■ Problem ■
Only the span from the line containing "Convert this chart to matplotlib code." down to the line containing "plt.rcParams['hatch.linewidth'] = 0.4" is to be printed, exactly and inclusively, with pictures omitted.

Plotting code records:
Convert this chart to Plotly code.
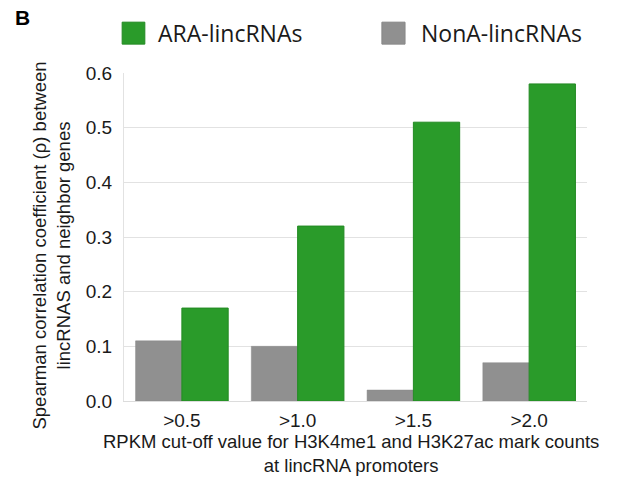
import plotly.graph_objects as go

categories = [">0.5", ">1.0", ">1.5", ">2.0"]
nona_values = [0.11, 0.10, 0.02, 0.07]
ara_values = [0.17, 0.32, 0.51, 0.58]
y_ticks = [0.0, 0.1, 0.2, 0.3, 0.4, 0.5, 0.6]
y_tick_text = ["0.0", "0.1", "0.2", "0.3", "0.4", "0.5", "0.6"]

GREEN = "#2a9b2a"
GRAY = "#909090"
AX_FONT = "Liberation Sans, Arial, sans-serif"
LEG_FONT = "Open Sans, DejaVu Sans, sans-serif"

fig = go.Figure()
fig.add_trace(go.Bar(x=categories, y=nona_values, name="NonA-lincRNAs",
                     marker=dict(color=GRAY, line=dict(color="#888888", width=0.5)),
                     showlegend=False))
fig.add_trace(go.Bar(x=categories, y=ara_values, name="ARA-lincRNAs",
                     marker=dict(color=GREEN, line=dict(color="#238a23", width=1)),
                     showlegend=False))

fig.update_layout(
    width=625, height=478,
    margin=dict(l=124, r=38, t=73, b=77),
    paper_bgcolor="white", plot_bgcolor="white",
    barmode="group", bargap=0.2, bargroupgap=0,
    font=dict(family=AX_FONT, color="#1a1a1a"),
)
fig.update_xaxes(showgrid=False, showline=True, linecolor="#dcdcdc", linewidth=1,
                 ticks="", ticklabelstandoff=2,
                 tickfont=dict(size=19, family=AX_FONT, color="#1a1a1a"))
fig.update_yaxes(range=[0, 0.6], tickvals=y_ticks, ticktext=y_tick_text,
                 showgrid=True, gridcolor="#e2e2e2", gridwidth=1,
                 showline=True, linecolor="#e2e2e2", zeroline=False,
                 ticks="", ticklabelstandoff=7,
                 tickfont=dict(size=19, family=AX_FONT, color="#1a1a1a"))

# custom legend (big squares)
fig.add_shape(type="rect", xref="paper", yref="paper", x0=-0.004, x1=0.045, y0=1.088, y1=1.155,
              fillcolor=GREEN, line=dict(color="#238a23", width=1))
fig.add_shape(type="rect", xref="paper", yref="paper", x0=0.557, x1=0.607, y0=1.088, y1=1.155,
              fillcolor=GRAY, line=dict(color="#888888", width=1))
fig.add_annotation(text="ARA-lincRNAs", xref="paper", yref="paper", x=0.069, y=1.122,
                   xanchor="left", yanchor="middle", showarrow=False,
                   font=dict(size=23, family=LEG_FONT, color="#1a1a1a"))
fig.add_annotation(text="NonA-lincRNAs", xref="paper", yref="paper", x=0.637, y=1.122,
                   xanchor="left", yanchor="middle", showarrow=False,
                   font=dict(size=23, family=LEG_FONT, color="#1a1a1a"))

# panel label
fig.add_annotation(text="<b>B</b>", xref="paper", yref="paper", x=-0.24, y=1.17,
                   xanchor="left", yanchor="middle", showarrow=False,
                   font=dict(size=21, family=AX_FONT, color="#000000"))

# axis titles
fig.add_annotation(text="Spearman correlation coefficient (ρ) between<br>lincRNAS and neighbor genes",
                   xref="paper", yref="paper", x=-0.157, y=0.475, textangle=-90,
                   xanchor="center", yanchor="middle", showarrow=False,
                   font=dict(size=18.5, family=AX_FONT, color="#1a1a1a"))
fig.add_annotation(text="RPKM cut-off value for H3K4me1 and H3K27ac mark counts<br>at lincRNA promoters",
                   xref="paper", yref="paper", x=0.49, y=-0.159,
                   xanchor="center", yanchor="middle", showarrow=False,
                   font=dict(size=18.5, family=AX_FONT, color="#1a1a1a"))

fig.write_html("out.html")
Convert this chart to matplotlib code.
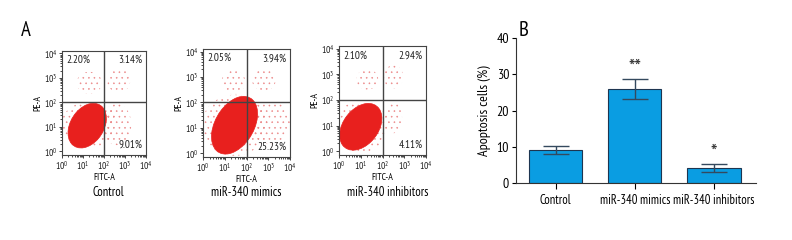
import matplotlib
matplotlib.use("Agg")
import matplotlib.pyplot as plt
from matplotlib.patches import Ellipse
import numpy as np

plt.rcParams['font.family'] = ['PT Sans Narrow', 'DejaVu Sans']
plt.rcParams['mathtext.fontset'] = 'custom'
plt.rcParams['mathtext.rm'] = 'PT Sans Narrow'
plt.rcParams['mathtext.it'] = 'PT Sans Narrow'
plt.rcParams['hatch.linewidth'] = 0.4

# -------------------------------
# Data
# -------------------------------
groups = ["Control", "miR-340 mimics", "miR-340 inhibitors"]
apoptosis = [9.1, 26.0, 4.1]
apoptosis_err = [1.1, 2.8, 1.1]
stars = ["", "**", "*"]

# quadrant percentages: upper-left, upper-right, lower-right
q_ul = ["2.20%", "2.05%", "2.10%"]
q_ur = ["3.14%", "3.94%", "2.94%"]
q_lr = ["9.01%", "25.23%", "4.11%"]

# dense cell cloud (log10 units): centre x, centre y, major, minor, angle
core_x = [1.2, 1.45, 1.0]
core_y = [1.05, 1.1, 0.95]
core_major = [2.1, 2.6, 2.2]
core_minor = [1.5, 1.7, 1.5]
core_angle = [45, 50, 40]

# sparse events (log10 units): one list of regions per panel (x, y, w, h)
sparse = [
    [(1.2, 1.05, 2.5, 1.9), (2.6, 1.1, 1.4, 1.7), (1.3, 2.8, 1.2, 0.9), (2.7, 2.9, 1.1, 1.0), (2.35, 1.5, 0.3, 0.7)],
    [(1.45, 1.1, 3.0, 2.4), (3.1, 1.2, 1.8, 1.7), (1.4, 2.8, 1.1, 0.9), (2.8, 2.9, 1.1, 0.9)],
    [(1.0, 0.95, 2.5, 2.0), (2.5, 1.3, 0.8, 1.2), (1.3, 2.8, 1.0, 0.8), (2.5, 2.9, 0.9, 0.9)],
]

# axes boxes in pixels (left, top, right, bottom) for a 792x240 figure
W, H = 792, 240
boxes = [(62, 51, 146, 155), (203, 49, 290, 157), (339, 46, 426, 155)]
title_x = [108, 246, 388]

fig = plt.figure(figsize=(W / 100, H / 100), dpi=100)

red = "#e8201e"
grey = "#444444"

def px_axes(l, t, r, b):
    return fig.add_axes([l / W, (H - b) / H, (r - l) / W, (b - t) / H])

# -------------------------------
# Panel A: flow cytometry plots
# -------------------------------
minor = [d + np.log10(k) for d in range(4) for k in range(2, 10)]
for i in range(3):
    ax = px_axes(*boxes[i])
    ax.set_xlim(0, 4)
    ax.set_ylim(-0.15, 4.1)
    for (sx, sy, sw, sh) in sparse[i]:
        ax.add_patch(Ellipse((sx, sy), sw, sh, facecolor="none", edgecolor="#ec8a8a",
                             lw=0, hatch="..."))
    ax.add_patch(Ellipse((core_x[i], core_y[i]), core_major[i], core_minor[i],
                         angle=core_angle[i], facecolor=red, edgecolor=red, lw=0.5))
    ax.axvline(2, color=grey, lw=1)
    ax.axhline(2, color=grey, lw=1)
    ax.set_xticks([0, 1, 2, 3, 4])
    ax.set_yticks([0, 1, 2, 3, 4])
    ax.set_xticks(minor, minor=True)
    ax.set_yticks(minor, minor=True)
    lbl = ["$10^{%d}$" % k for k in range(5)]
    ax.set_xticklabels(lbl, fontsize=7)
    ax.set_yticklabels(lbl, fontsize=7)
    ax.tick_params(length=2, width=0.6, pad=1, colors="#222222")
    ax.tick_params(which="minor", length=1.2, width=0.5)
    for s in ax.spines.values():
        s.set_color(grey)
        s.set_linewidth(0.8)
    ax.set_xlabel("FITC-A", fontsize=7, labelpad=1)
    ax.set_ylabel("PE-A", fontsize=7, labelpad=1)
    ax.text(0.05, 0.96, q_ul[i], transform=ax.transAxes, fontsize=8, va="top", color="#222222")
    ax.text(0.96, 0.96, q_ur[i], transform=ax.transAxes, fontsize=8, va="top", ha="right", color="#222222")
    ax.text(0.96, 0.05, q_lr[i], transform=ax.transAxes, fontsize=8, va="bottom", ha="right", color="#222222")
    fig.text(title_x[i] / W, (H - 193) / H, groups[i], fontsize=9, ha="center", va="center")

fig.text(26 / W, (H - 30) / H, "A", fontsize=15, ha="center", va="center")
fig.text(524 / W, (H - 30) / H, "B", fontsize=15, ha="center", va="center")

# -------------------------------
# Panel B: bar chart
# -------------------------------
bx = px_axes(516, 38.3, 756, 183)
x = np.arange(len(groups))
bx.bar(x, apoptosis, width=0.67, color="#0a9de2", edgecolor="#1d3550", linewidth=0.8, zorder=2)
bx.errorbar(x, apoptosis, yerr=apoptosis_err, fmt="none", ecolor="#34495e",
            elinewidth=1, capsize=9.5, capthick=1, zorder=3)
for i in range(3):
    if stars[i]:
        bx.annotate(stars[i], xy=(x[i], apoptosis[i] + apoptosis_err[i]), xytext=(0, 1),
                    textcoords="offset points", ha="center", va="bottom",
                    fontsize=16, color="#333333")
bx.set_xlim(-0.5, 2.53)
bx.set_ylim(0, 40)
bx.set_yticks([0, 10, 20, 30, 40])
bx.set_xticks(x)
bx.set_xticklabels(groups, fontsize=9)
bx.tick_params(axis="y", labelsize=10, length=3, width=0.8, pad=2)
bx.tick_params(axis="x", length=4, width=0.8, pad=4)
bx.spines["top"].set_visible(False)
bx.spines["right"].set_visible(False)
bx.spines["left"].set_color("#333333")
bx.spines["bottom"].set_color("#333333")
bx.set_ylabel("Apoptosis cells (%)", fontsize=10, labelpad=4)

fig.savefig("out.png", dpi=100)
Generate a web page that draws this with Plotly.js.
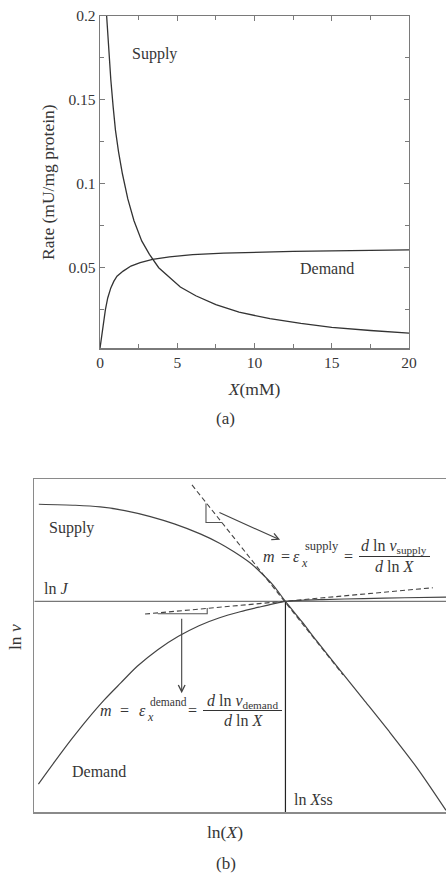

■ Task output ■
Convert this chart to matplotlib code.
import matplotlib
matplotlib.use("Agg")
import matplotlib.pyplot as plt
from matplotlib.patches import Ellipse
import numpy as np

plt.rcParams['font.family'] = ['PT Sans Narrow', 'DejaVu Sans']
plt.rcParams['mathtext.fontset'] = 'custom'
plt.rcParams['mathtext.rm'] = 'PT Sans Narrow'
plt.rcParams['mathtext.it'] = 'PT Sans Narrow'
plt.rcParams['hatch.linewidth'] = 0.4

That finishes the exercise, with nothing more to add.